Given rising consumer debt, one wonders if Indians are catching up with the West, or catching down, said V. Anantha Nageswaran, investment research head at Bank Julius Baer in Singapore.

RATES HEAD NORTH

Mortgage rates have risen to around 12 percent, from 6-7 percent a couple of years ago. Credit card rates have risen to between 20 and 36 percent. Late fees touch 50 percent.

Take house buying. The average owner now spends more than 50 percent of their monthly income on loan installments -- compared to 42 percent a year ago -- despite a 20 percent rise in monthly incomes, according to Crisil risk rating agency.

Some analysts worry banks have been lending too easily.

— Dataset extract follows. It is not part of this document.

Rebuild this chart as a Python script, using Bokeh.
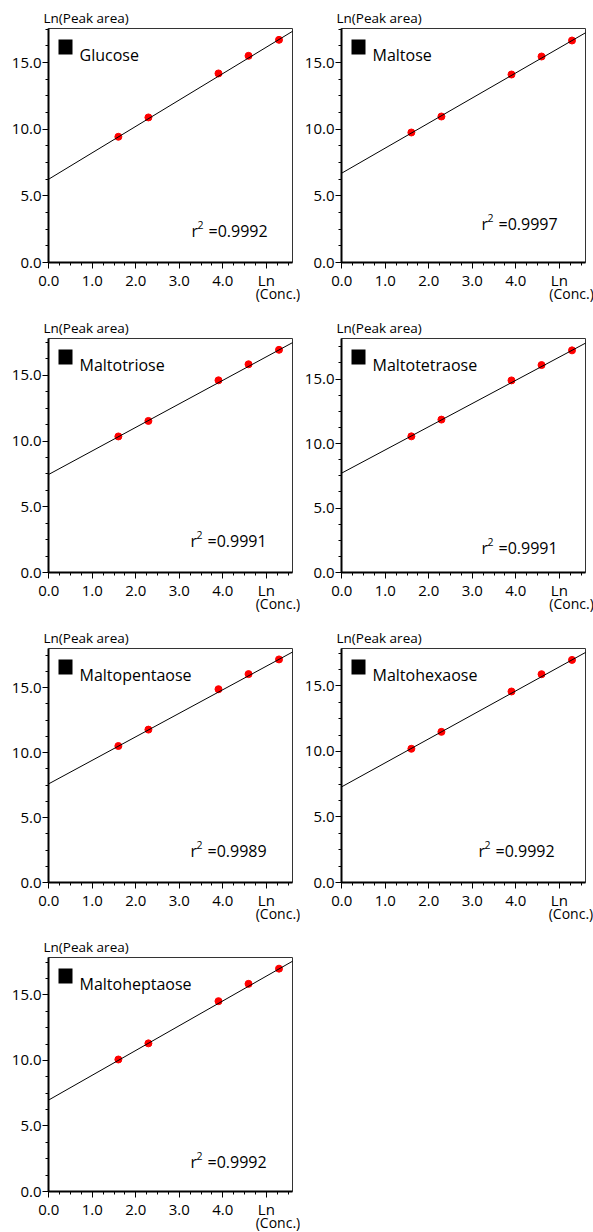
from bokeh.plotting import figure
from bokeh.models import (Range1d, FixedTicker, Label, BoxAnnotation, PrintfTickFormatter,
                          Slope, LinearAxis, AllLabels)
from bokeh.layouts import gridplot
from bokeh.embed import file_html
from bokeh.resources import INLINE

# ---- data ----
names = ["Glucose", "Maltose", "Maltotriose", "Maltotetraose",
         "Maltopentaose", "Maltohexaose", "Maltoheptaose"]
r2_values = ["0.9992", "0.9997", "0.9991", "0.9991", "0.9989", "0.9992", "0.9992"]
ln_conc = [1.60, 2.29, 3.90, 4.59, 5.29]

glucose = [9.43, 10.88, 14.18, 15.50, 16.70]
maltose = [9.75, 10.95, 14.10, 15.45, 16.65]
maltotriose = [10.35, 11.53, 14.62, 15.84, 16.94]
maltotetraose = [10.56, 11.86, 14.90, 16.09, 17.23]
maltopentaose = [10.50, 11.76, 14.87, 16.03, 17.16]
maltohexaose = [10.20, 11.49, 14.57, 15.89, 16.98]
maltoheptaose = [10.07, 11.30, 14.52, 15.84, 17.00]
series = [glucose, maltose, maltotriose, maltotetraose,
          maltopentaose, maltohexaose, maltoheptaose]

intercepts = [6.25, 6.70, 7.46, 7.71, 7.59, 7.30, 6.98]
slopes = [1.98, 1.88, 1.79, 1.80, 1.81, 1.83, 1.89]

x_ticks = [0, 1, 2, 3, 4, 5]
y_ticks = [0, 5, 10, 15]
y_max = [17.55, 17.55, 17.8, 18.15, 18.0, 17.85, 17.85]
x_title = "Ln"
x_title2 = "(Conc.)"
y_title = "Ln(Peak area)"

FONT = "Open Sans"

# layout (per panel): left border, right border, top border, bottom border, r2 label x, r2 label y
layout_cfg = [
    (48, 8, 28, 48, 143, 32),
    (38, 11, 28, 48, 140, 39),
    (48, 8, 28, 48, 142, 32),
    (38, 11, 28, 48, 140, 25),
    (48, 8, 28, 48, 142, 32),
    (41, 8, 28, 48, 137, 32),
    (48, 8, 27, 41, 142, 30),
]

FW, FH = 244, 234


def style_axis(ax):
    ax.axis_line_width = 2
    ax.axis_line_color = "black"
    ax.major_tick_out = 6
    ax.major_tick_in = 0
    ax.minor_tick_out = 3
    ax.minor_tick_in = 0
    ax.major_tick_line_color = "black"
    ax.minor_tick_line_color = "black"
    ax.major_label_text_font = FONT
    ax.major_label_text_font_size = "15px"
    ax.major_label_text_color = "black"
    ax.major_label_standoff = 1
    ax.major_label_policy = AllLabels()
    ax.formatter = PrintfTickFormatter(format="%.1f")


def add_text(p, x, y, text, size):
    p.add_layout(Label(x=x, y=y, x_units="screen", y_units="screen",
                       text=text, text_font=FONT, text_font_size=size,
                       text_color="black", text_baseline="alphabetic"))


def make_panel(i):
    bl, br, bt, bb, rx, ry = layout_cfg[i]
    p = figure(frame_width=FW, frame_height=FH, output_backend="svg",
               toolbar_location=None, min_border_left=bl, min_border_right=br,
               min_border_top=bt, min_border_bottom=bb,
               x_range=Range1d(-0.005, 5.6), y_range=Range1d(0, y_max[i]),
               background_fill_color="white", border_fill_color="white")
    p.grid.visible = False
    p.outline_line_color = "#333333"
    p.outline_line_width = 1

    p.title.text = y_title
    p.title.align = "left"
    p.title.offset = -5
    p.title.standoff = 3
    p.title.text_font = FONT
    p.title.text_font_size = "13.5px"
    p.title.text_font_style = "normal"
    p.title.text_color = "black"

    style_axis(p.xaxis[0])
    style_axis(p.yaxis[0])

    p.xaxis[0].ticker = FixedTicker(ticks=x_ticks,
                                    minor_ticks=[k * 0.25 for k in range(23)])
    p.xaxis[0].major_label_overrides = {5: x_title}
    p.yaxis[0].ticker = FixedTicker(ticks=y_ticks,
                                    minor_ticks=[k * 1.25 for k in range(15)])

    # second line of the x title "(Conc.)" as a tick-less extra axis
    ax2 = LinearAxis(ticker=FixedTicker(ticks=[5.28], minor_ticks=[]),
                     major_label_overrides={5.28: x_title2},
                     axis_line_color=None, major_tick_line_color=None,
                     minor_tick_line_color=None, major_tick_out=0, major_tick_in=0,
                     major_label_standoff=-9,
                     major_label_text_font=FONT, major_label_text_font_size="14px",
                     major_label_text_color="black")
    p.add_layout(ax2, "below")

    p.add_layout(Slope(gradient=slopes[i], y_intercept=intercepts[i],
                       line_color="black", line_width=1))
    p.scatter(ln_conc, series[i], size=7, color="#ff0000", line_color="#ff0000")

    p.add_layout(BoxAnnotation(left=10, right=24, bottom=FH - 26, top=FH - 11,
                               left_units="screen", right_units="screen",
                               bottom_units="screen", top_units="screen",
                               fill_color="black", fill_alpha=1, line_color=None))
    add_text(p, 31, FH - 26, names[i], "16px")
    # r² annotation: "r", raised "2", then "=value"
    add_text(p, rx, ry, "r", "16px")
    add_text(p, rx + 6, ry + 6, "2", "10.5px")
    add_text(p, rx + 17, ry, "=" + r2_values[i], "16px")
    return p


panels = [make_panel(i) for i in range(7)]
grid = gridplot([[panels[0], panels[1]],
                 [panels[2], panels[3]],
                 [panels[4], panels[5]],
                 [panels[6], None]], toolbar_location=None)

open("out.html", "w").write(file_html(grid, INLINE))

Once you have purchasing at this magnitude, and expansion of credit at this pace, banks are less careful over income recognitions, said C.P. Chandrasekhar, economics professor at New Delhi's Jawaharlal Nehru University

While bad loans were still relatively small, at around 3.5 percent of banking assets in 2006, Crisil said in a recent report that the possibility in deterioration in asset quality of retail loans cannot be ruled out.

Some consumers are already feeling it.

I earn about 25,000 rupees ($620) a month. Now most of my time is spent on finding money to pay back my credit card dues. Even when I drive to work on my motorcycle I am thinking of how to deal with my credit card dues, said Sunil Thakur, a car salesman.

He is also worried about the mounting interest burden on the mortgage his father took to build a house.

In Great India Place, adverts urge customers to pay in installments for cars and holidays. Few spenders appear worried about the future.

It's so easy to get credit cards. Banks basically force you to get one, said Shubhra, a 30-year-old IT worker shopping for clothes.

We'll continue spending, no matter the interest rates.